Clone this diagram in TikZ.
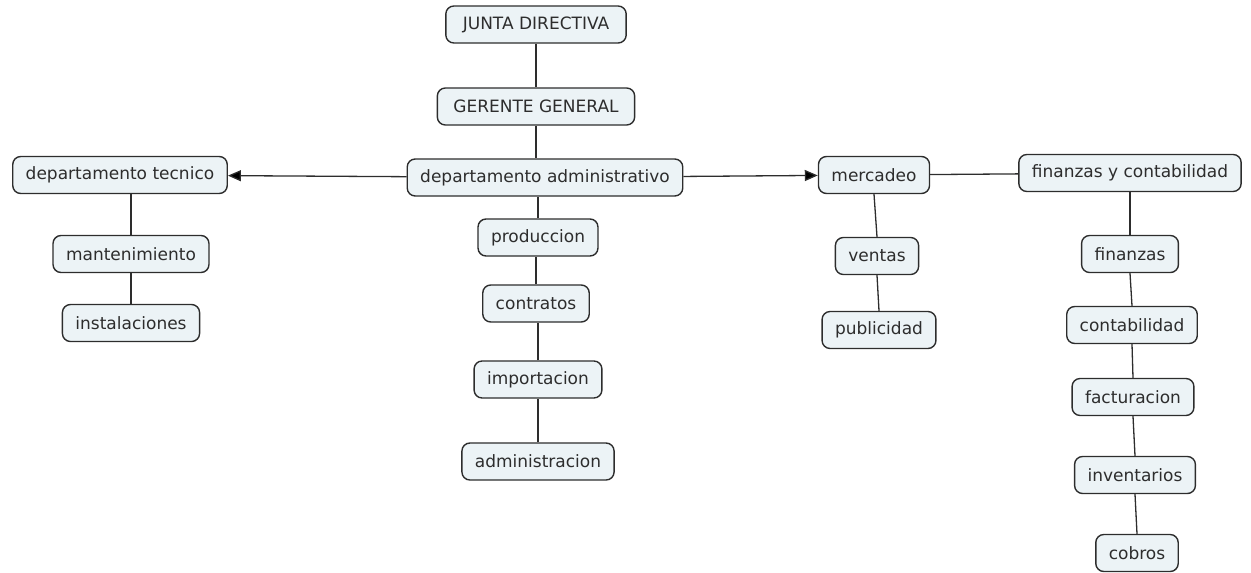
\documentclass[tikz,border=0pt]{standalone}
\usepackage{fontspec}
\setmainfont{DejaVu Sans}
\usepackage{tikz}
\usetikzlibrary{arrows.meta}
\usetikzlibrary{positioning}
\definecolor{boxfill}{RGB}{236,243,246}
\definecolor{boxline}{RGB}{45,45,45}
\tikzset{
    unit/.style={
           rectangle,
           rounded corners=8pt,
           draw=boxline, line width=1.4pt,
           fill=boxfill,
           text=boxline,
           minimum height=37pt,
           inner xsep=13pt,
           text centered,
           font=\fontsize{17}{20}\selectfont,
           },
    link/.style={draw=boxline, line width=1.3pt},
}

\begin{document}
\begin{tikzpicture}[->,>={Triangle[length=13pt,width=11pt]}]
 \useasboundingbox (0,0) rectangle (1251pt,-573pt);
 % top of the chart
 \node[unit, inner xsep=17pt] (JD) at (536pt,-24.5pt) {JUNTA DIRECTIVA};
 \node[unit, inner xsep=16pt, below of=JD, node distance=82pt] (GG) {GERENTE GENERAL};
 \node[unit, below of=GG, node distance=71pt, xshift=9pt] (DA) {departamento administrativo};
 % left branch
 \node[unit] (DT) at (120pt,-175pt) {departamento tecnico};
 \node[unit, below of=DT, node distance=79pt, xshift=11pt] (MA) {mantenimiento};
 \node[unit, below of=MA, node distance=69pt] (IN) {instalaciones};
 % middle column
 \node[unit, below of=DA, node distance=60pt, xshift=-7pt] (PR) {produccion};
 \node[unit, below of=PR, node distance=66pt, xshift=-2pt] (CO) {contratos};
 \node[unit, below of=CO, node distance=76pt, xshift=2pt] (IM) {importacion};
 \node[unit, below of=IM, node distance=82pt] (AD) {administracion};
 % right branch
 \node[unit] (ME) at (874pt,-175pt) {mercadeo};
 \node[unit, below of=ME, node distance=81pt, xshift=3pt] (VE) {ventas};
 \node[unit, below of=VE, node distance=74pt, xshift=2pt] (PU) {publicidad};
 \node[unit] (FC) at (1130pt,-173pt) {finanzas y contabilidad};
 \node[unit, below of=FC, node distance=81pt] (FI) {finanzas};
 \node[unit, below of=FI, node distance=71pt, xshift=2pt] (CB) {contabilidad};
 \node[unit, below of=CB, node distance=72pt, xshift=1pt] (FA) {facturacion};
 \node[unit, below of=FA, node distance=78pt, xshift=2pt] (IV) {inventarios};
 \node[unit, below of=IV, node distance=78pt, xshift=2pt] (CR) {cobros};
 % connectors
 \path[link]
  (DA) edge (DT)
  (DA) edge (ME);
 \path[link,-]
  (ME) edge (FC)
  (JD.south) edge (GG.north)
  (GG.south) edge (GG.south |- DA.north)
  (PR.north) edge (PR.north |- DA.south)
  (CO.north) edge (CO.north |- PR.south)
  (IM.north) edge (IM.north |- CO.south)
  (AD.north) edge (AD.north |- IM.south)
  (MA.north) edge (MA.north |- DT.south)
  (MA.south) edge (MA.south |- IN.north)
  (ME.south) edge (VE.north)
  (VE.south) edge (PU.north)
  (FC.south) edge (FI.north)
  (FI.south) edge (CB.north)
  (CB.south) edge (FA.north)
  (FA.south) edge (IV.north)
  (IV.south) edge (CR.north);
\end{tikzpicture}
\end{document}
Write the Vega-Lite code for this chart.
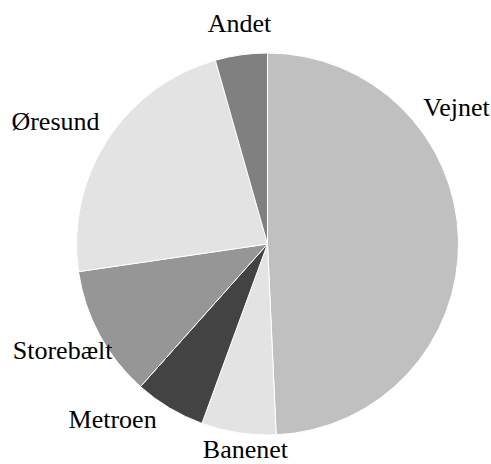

================================

Transcribe the preceding listing in its entirety and with exact wording, leaving out pictures.

▶ _Answer in full_
Clone this diagram in TikZ.
\documentclass[tikz,border=0pt]{standalone}
\usepackage{fontspec}
\setmainfont{DejaVu Sans}
\usepackage{tikz}
\usetikzlibrary{arrows.meta}
\usetikzlibrary{positioning}
\definecolor{boxfill}{RGB}{236,243,246}
\definecolor{boxline}{RGB}{45,45,45}
\tikzset{
    unit/.style={
           rectangle,
           rounded corners=8pt,
           draw=boxline, line width=1.4pt,
           fill=boxfill,
           text=boxline,
           minimum height=37pt,
           inner xsep=13pt,
           text centered,
           font=\fontsize{17}{20}\selectfont,
           },
    link/.style={draw=boxline, line width=1.3pt},
}

\begin{document}
\begin{tikzpicture}[->,>={Triangle[length=13pt,width=11pt]}]
 \useasboundingbox (0,0) rectangle (1251pt,-573pt);
 % top of the chart
 \node[unit, inner xsep=17pt] (JD) at (536pt,-24.5pt) {JUNTA DIRECTIVA};
 \node[unit, inner xsep=16pt, below of=JD, node distance=82pt] (GG) {GERENTE GENERAL};
 \node[unit, below of=GG, node distance=71pt, xshift=9pt] (DA) {departamento administrativo};
 % left branch
 \node[unit] (DT) at (120pt,-175pt) {departamento tecnico};
 \node[unit, below of=DT, node distance=79pt, xshift=11pt] (MA) {mantenimiento};
 \node[unit, below of=MA, node distance=69pt] (IN) {instalaciones};
 % middle column
 \node[unit, below of=DA, node distance=60pt, xshift=-7pt] (PR) {produccion};
 \node[unit, below of=PR, node distance=66pt, xshift=-2pt] (CO) {contratos};
 \node[unit, below of=CO, node distance=76pt, xshift=2pt] (IM) {importacion};
 \node[unit, below of=IM, node distance=82pt] (AD) {administracion};
 % right branch
 \node[unit] (ME) at (874pt,-175pt) {mercadeo};
 \node[unit, below of=ME, node distance=81pt, xshift=3pt] (VE) {ventas};
 \node[unit, below of=VE, node distance=74pt, xshift=2pt] (PU) {publicidad};
 \node[unit] (FC) at (1130pt,-173pt) {finanzas y contabilidad};
 \node[unit, below of=FC, node distance=81pt] (FI) {finanzas};
 \node[unit, below of=FI, node distance=71pt, xshift=2pt] (CB) {contabilidad};
 \node[unit, below of=CB, node distance=72pt, xshift=1pt] (FA) {facturacion};
 \node[unit, below of=FA, node distance=78pt, xshift=2pt] (IV) {inventarios};
 \node[unit, below of=IV, node distance=78pt, xshift=2pt] (CR) {cobros};
 % connectors
 \path[link]
  (DA) edge (DT)
  (DA) edge (ME);
 \path[link,-]
  (ME) edge (FC)
  (JD.south) edge (GG.north)
  (GG.south) edge (GG.south |- DA.north)
  (PR.north) edge (PR.north |- DA.south)
  (CO.north) edge (CO.north |- PR.south)
  (IM.north) edge (IM.north |- CO.south)
  (AD.north) edge (AD.north |- IM.south)
  (MA.north) edge (MA.north |- DT.south)
  (MA.south) edge (MA.south |- IN.north)
  (ME.south) edge (VE.north)
  (VE.south) edge (PU.north)
  (FC.south) edge (FI.north)
  (FI.south) edge (CB.north)
  (CB.south) edge (FA.north)
  (FA.south) edge (IV.north)
  (IV.south) edge (CR.north);
\end{tikzpicture}
\end{document}
Write the Vega-Lite code for this chart.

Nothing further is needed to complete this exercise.